==== ENTRIES
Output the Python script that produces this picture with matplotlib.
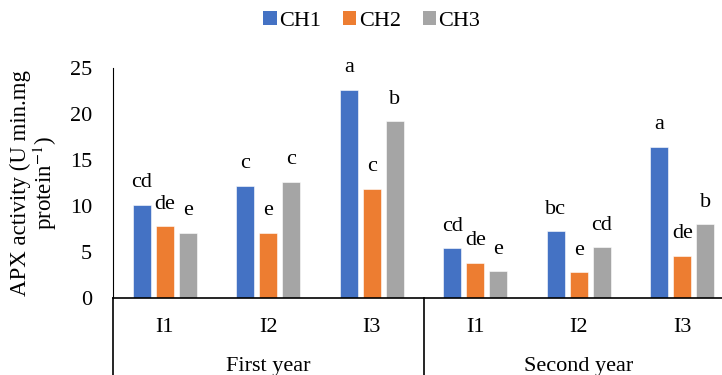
import numpy as np
import matplotlib
matplotlib.use('Agg')
import matplotlib.pyplot as plt
from matplotlib.patches import Patch

plt.rcParams['font.family'] = ['Liberation Serif', 'DejaVu Serif']
plt.rcParams['mathtext.fontset'] = 'stix'

# Datos
categories = ['I1', 'I2', 'I3', 'I1', 'I2', 'I3']
years = ['First year', 'Second year']
series_names = ['CH1', 'CH2', 'CH3']
ch1 = [10.1, 12.2, 22.6, 5.4, 7.25, 16.4]
ch2 = [7.8, 7.1, 11.9, 3.8, 2.8, 4.6]
ch3 = [7.1, 12.6, 19.2, 2.9, 5.5, 8.0]
letters_ch1 = ['cd', 'c', 'a', 'cd', 'bc', 'a']
letters_ch2 = ['de', 'e', 'c', 'de', 'e', 'de']
letters_ch3 = ['e', 'c', 'b', 'e', 'cd', 'b']
colors = ['#4472C4', '#ED7D31', '#A5A5A5']

fs = 16

fig = plt.figure(figsize=(7.22, 3.75), dpi=100)
ax = fig.add_axes([113/722, 1 - 298/375, 621/722, 230/375])

x = np.arange(len(categories))
width = 0.174
offset = 0.222
series = [ch1, ch2, ch3]
letters = [letters_ch1, letters_ch2, letters_ch3]
for i, (vals, lab) in enumerate(zip(series, letters)):
    xs = x + (i - 1) * offset
    ax.bar(xs, vals, width, color=colors[i], edgecolor='white', linewidth=0.4, zorder=2)
    for xi, v, t in zip(xs, vals, lab):
        ax.annotate(t, (xi, v), xytext=(0, 16), textcoords='offset points',
                    ha='center', va='center', fontsize=fs)

ax.set_xlim(-0.5, len(categories) - 0.5)
ax.set_ylim(0, 25)
ax.set_yticks([0, 5, 10, 15, 20, 25])
ax.tick_params(axis='y', length=0, labelsize=fs, pad=15)
ax.set_xticks([])
for s in ['top', 'right']:
    ax.spines[s].set_visible(False)
ax.spines['left'].set_color('black')
ax.spines['bottom'].set_color('black')
ax.spines['bottom'].set_linewidth(1.2)

# Eje de categorias en dos niveles
trans = ax.get_xaxis_transform()
for xi, c in zip(x, categories):
    ax.text(xi, -0.13, c, transform=trans, ha='center', va='center', fontsize=fs)
ax.text(1, -0.30, years[0], transform=trans, ha='center', va='center', fontsize=fs)
ax.text(4, -0.30, years[1], transform=trans, ha='center', va='center', fontsize=fs)
for xv in [-0.5, 2.5]:
    ax.plot([xv, xv], [0, -0.45], transform=trans, color='black', lw=1.2, clip_on=False)

ax.set_ylabel('APX activity (U min.mg\nprotein$^{-1}$)', fontsize=16.5, linespacing=1.0, labelpad=8)

handles = [Patch(facecolor=c) for c in colors]
fig.legend(handles, series_names, loc='center', bbox_to_anchor=(0.515, 1 - 21/375), ncol=3,
           frameon=False, fontsize=fs, handlelength=0.6, handleheight=0.6,
           handletextpad=0.1, columnspacing=1.0)

fig.savefig('out.png', dpi=100)
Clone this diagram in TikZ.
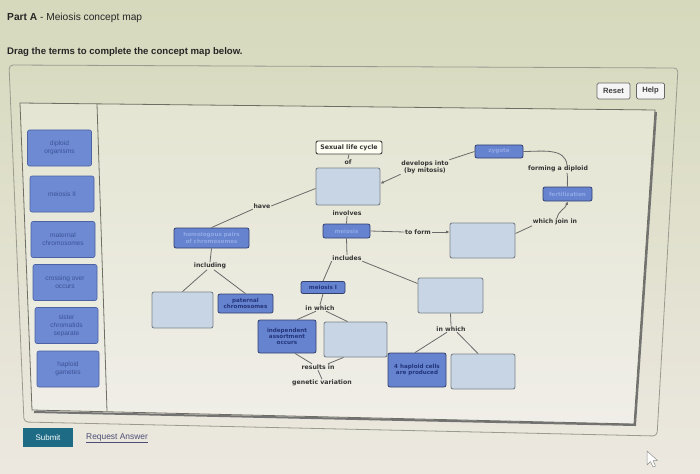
\documentclass[tikz,border=0pt]{standalone}
\usepackage{fontspec}
\setmainfont{Liberation Sans}
\newfontfamily\dv{DejaVu Sans}
\usetikzlibrary{arrows.meta}
\definecolor{bgtop}{HTML}{D6D9BC}
\definecolor{bgbot}{HTML}{ECE8E0}
\definecolor{cvtop}{HTML}{E4E5D2}
\definecolor{cvbot}{HTML}{F0EEE8}
\definecolor{framecol}{HTML}{6E6E64}
\definecolor{panelcol}{HTML}{9A9A8E}
\definecolor{labtext}{HTML}{363636}
\definecolor{conncol}{HTML}{6A6A6A}
\definecolor{emptyfill}{HTML}{C8D5E5}
\definecolor{emptyborder}{HTML}{7C838C}
\definecolor{termfill}{HTML}{6583CF}
\definecolor{termborder}{HTML}{33406E}
\definecolor{termlight}{HTML}{93A9E6}
\definecolor{termdark}{HTML}{24357A}
\definecolor{palfill}{HTML}{6E8AD2}
\definecolor{palborder}{HTML}{4B62A3}
\definecolor{paltext}{HTML}{3C5398}
\definecolor{submitcol}{HTML}{1E6B85}
\tikzset{
  lbl/.style={font=\dv\bfseries\fontsize{6.2}{7}\selectfont, text=labtext, inner sep=0.6pt, align=center},
  emptybox/.style={draw=emptyborder, fill=emptyfill, line width=0.9pt, rounded corners=2pt, inner sep=0pt},
  termA/.style={draw=termborder, fill=termfill, line width=0.8pt, rounded corners=2pt, inner sep=0pt,
    font=\dv\bfseries\fontsize{5.6}{6.4}\selectfont, text=termlight, align=center},
  termB/.style={termA, text=termdark},
  conn/.style={draw=conncol, line width=0.8pt},
  arr/.style={conn, -{Latex[length=3.4pt,width=3.2pt]}},
  palbox/.style={draw=palborder, fill=palfill, line width=0.6pt, rounded corners=2pt, inner sep=0pt,
    font=\fontsize{6.6}{7.8}\selectfont, text=paltext, align=center, minimum width=64, minimum height=36},
  btn/.style={draw=gray!80!black, fill=white!92!gray, line width=0.7pt, rounded corners=1.5pt,
    font=\bfseries\fontsize{7.6}{8}\selectfont, text=black!75, inner sep=0pt},
}
\begin{document}
\begin{tikzpicture}[x=1pt,y=-1pt]
\useasboundingbox (0,0) rectangle (700,473);
\shade[top color=bgtop, bottom color=bgbot] (0,0) rectangle (700,473);

% header
\node[anchor=west, inner sep=0, text=black!85] (title) at (7,18)
  {\fontsize{10.2}{11}\selectfont\textbf{Part A} - Meiosis concept map};
\node[anchor=west, inner sep=0, text=black!85] (instr) at (7,52)
  {\fontsize{9.6}{11}\selectfont\textbf{Drag the terms to complete the concept map below.}};

% outer panel
\draw[panelcol, line width=0.8pt, rounded corners=4pt] (9,65) -- (678,68) -- (657,436) -- (24,422) -- cycle;
% Reset / Help
\node[btn, minimum width=33, minimum height=16] (reset) at (613.5,91) {Reset};
\node[btn, minimum width=28, minimum height=16] (help) at (650.5,91) {Help};

% inner frame
\shade[top color=cvtop, bottom color=cvbot] (20,103) -- (655,110) -- (634,424) -- (32,410) -- cycle;
\draw[black!55, line width=2pt] (656,112) -- (635,425) -- (34,412);
\draw[framecol, line width=0.8pt] (20,103) -- (655,110) -- (634,424) -- (32,410) -- cycle;
\draw[framecol, line width=0.8pt] (97,104) -- (107,411);

% palette
\node[palbox] (p1) at (59.5,148) {diploid\\organisms};
\node[palbox] (p2) at (62,194) {meiosis II};
\node[palbox] (p3) at (63,239.5) {maternal\\chromosomes};
\node[palbox] (p4) at (65,282.5) {crossing over\\occurs};
\node[palbox, minimum width=63] (p5) at (66.5,325.5) {sister\\chromatids\\separate};
\node[palbox, minimum width=62] (p6) at (68,369) {haploid\\gametes};

% concept map nodes
\node[draw=black!75, fill=white!95!yellow, line width=0.9pt, rounded corners=2pt, inner sep=0pt,
  minimum width=66, minimum height=13, font=\dv\bfseries\fontsize{6.3}{7}\selectfont, text=black!80] (sexual) at (349,147.5) {Sexual life cycle};
\node[lbl] (of) at (348,162) {of};
\node[emptybox, minimum width=64, minimum height=37] (b1) at (348,186.5) {};
\node[lbl] (involves) at (347,213) {involves};
\node[termA, minimum width=47, minimum height=14] (meiosis) at (346.5,231) {meiosis};
\node[lbl] (includes) at (347,258) {includes};
\node[lbl] (toform) at (418,232) {to form};
\node[emptybox, minimum width=65, minimum height=35] (b2) at (482.5,240.5) {};
\node[lbl] (whichjoin) at (555,222) {which join in};
\node[termA, minimum width=49, minimum height=14] (fert) at (567.5,194) {fertilization};
\node[lbl] (forming) at (558,169) {forming a diploid};
\node[termA, minimum width=48, minimum height=13] (zygote) at (499,151.5) {zygote};
\node[lbl] (develops) at (425,167) {develops into\\(by mitosis)};
\node[lbl] (have) at (262,206) {have};
\node[termA, minimum width=75, minimum height=20] (homol) at (211.5,238) {homologous pairs\\of chromosomes};
\node[lbl] (including) at (210,266) {including};
\node[emptybox, minimum width=61, minimum height=36] (b3) at (182.5,310) {};
\node[termB, minimum width=55, minimum height=19] (paternal) at (245.5,303.5) {paternal\\chromosomes};
\node[termB, minimum width=44, minimum height=12] (meiosisI) at (323,287.5) {meiosis I};
\node[lbl] (inwhichA) at (320,308) {in which};
\node[termB, minimum width=58, minimum height=33] (indep) at (287,336.5) {independent\\assortment\\occurs};
\node[emptybox, minimum width=63, minimum height=35] (b5) at (355.5,339.5) {};
\node[lbl] (results) at (318,367) {results in};
\node[lbl] (genetic) at (322,383) {genetic variation};
\node[emptybox, minimum width=65, minimum height=35] (b4) at (450.5,295.5) {};
\node[lbl] (inwhichB) at (451,329) {in which};
\node[termB, minimum width=58, minimum height=34] (haploid4) at (417,370) {4 haploid cells\\are produced};
\node[emptybox, minimum width=64, minimum height=35] (b6) at (483,371.5) {};

% connectors
\draw[conn] (sexual.south) -- (of.north);
\draw[conn] (involves.south) -- (meiosis.north);
\draw[conn] (meiosis.south) -- (includes.north);
\draw[conn] (includes.south west) -- (meiosisI.north);
\draw[conn] (includes.south east) -- ([yshift=12]b4.west);
\draw[conn] (meiosis.east) -- (toform.west);
\draw[arr] (toform.east) -- (b2.west |- toform.east);
\draw[conn] ([yshift=7]b2.east) -- (whichjoin.south west);
\draw[arr] ([xshift=2]whichjoin.north) to[out=80,in=-105] (fert.south);
\draw[conn] ([xshift=9]forming.south) to[out=-80,in=95] (fert.north);
\draw[conn] (zygote.east) to[out=0,in=95] ([xshift=9]forming.north);
\draw[conn] (zygote.west) -- (develops.north east);
\draw[arr] (develops.south west) -- ([yshift=3]b1.east);
\draw[conn] ([yshift=-2]b1.west) -- (have.east);
\draw[conn] (have.south west) -- (homol.north);
\draw[conn] (homol.south) -- (including.north);
\draw[conn] ([xshift=-3]including.south) -- (b3.north);
\draw[conn] ([xshift=4]including.south) -- (paternal.north);
\draw[conn] (meiosisI.south) -- (inwhichA.north);
\draw[conn] ([xshift=-4]inwhichA.south) -- ([xshift=10]indep.north);
\draw[conn] ([xshift=6]inwhichA.south) -- ([xshift=-8]b5.north);
\draw[conn] ([xshift=8]indep.south) -- ([xshift=-6]results.north);
\draw[conn] ([xshift=-12]b5.south) -- ([xshift=10]results.north);
\draw[conn] (results.south) -- (genetic.north);
\draw[conn] (b4.south) -- (inwhichB.north);
\draw[conn] ([xshift=-4]inwhichB.south) -- ([xshift=-2]haploid4.north);
\draw[conn] ([xshift=6]inwhichB.south) -- ([xshift=-5]b6.north);

% bottom controls
\node[fill=submitcol, minimum width=50, minimum height=19, inner sep=0pt, text=white,
  font=\fontsize{8}{9}\selectfont] (submit) at (48,437.5) {Submit};
\node[anchor=west, inner sep=0pt, text=black!60!blue!40!gray, font=\fontsize{8.4}{9}\selectfont] (request) at (86,438.5) {\underline{Request Answer}};

% cursor
\draw[black!45, fill=white, line width=0.5pt, line join=round] (647,451) -- (647,465) -- (650.5,461.5) -- (653,467) -- (655.5,466) -- (653,460.5) -- (657.5,460.5) -- cycle;
\end{tikzpicture}
\end{document}
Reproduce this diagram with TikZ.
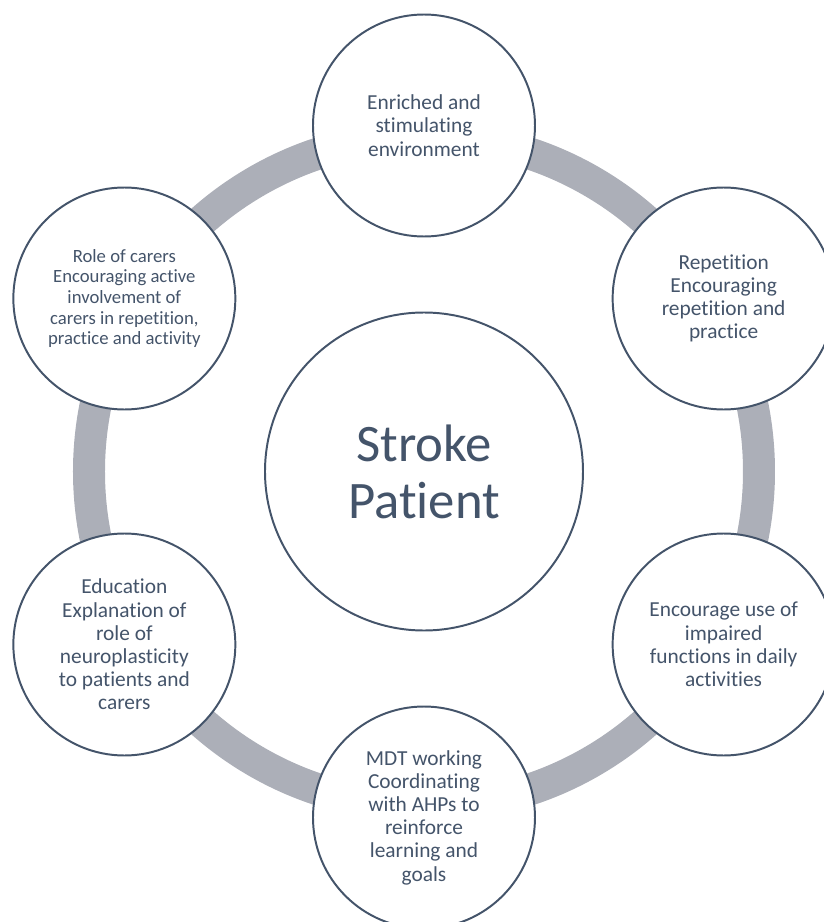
\documentclass[tikz,border=0pt]{standalone}
\usepackage{fontspec}
\setmainfont{Carlito}[Ligatures=NoCommon]
\definecolor{slate}{RGB}{68,84,106}
\definecolor{ringgray}{RGB}{172,175,184}

\begin{document}
\begin{tikzpicture}
    \tikzstyle{hub}=[circle,draw=slate,line width=1.4pt,fill=white,minimum size=7.95cm,inner sep=0pt,text=slate,align=center,font=\fontsize{37.5}{40.4}\selectfont]
    \tikzstyle{spoke}=[circle,draw=slate,line width=1.4pt,fill=white,minimum size=5.55cm,inner sep=0pt,text=slate,align=center,font=\fontsize{15.2}{16.5}\selectfont]
    \tikzstyle{ring}=[draw=ringgray,line width=0.8cm]
    \useasboundingbox (-10.6,-11.2625) rectangle (10.0,11.7875);
    \node[hub] (patient) at (0,0) {Stroke\\Patient};
    \draw[ring] (patient.center) circle (8.375cm);
    \node[spoke] (environment) at (90:8.65) {Enriched and\\stimulating\\environment};
    \node[spoke] (repetition) at (30:8.65) {Repetition\\Encouraging\\repetition and\\practice};
    \node[spoke] (functions) at (-30:8.65) {Encourage use of\\impaired\\functions in daily\\activities};
    \node[spoke] (mdt) at (-90:8.65) {MDT working\\Coordinating\\with AHPs to\\reinforce\\learning and\\goals};
    \node[spoke] (education) at (-150:8.65) {Education\\Explanation of\\role of\\neuroplasticity\\to patients and\\carers};
    \node[spoke,font=\fontsize{13.3}{14.7}\selectfont] (carers) at (150:8.65) {Role of carers\\Encouraging active\\involvement of\\carers in repetition,\\practice and activity};
\end{tikzpicture}
\end{document}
========
» **WRITTEN REQUEST**
Copy, exactly and exclusively, the lines beginning with the one that contains "Reproduce this diagram with TikZ." and ending with the last line of the listing; pictures are to be omitted.

» **OUTPUT BELOW**
Reproduce this diagram with TikZ.
\documentclass[tikz,border=0pt]{standalone}
\usepackage{fontspec}
\setmainfont{Carlito}[Ligatures=NoCommon]
\definecolor{slate}{RGB}{68,84,106}
\definecolor{ringgray}{RGB}{172,175,184}

\begin{document}
\begin{tikzpicture}
    \tikzstyle{hub}=[circle,draw=slate,line width=1.4pt,fill=white,minimum size=7.95cm,inner sep=0pt,text=slate,align=center,font=\fontsize{37.5}{40.4}\selectfont]
    \tikzstyle{spoke}=[circle,draw=slate,line width=1.4pt,fill=white,minimum size=5.55cm,inner sep=0pt,text=slate,align=center,font=\fontsize{15.2}{16.5}\selectfont]
    \tikzstyle{ring}=[draw=ringgray,line width=0.8cm]
    \useasboundingbox (-10.6,-11.2625) rectangle (10.0,11.7875);
    \node[hub] (patient) at (0,0) {Stroke\\Patient};
    \draw[ring] (patient.center) circle (8.375cm);
    \node[spoke] (environment) at (90:8.65) {Enriched and\\stimulating\\environment};
    \node[spoke] (repetition) at (30:8.65) {Repetition\\Encouraging\\repetition and\\practice};
    \node[spoke] (functions) at (-30:8.65) {Encourage use of\\impaired\\functions in daily\\activities};
    \node[spoke] (mdt) at (-90:8.65) {MDT working\\Coordinating\\with AHPs to\\reinforce\\learning and\\goals};
    \node[spoke] (education) at (-150:8.65) {Education\\Explanation of\\role of\\neuroplasticity\\to patients and\\carers};
    \node[spoke,font=\fontsize{13.3}{14.7}\selectfont] (carers) at (150:8.65) {Role of carers\\Encouraging active\\involvement of\\carers in repetition,\\practice and activity};
\end{tikzpicture}
\end{document}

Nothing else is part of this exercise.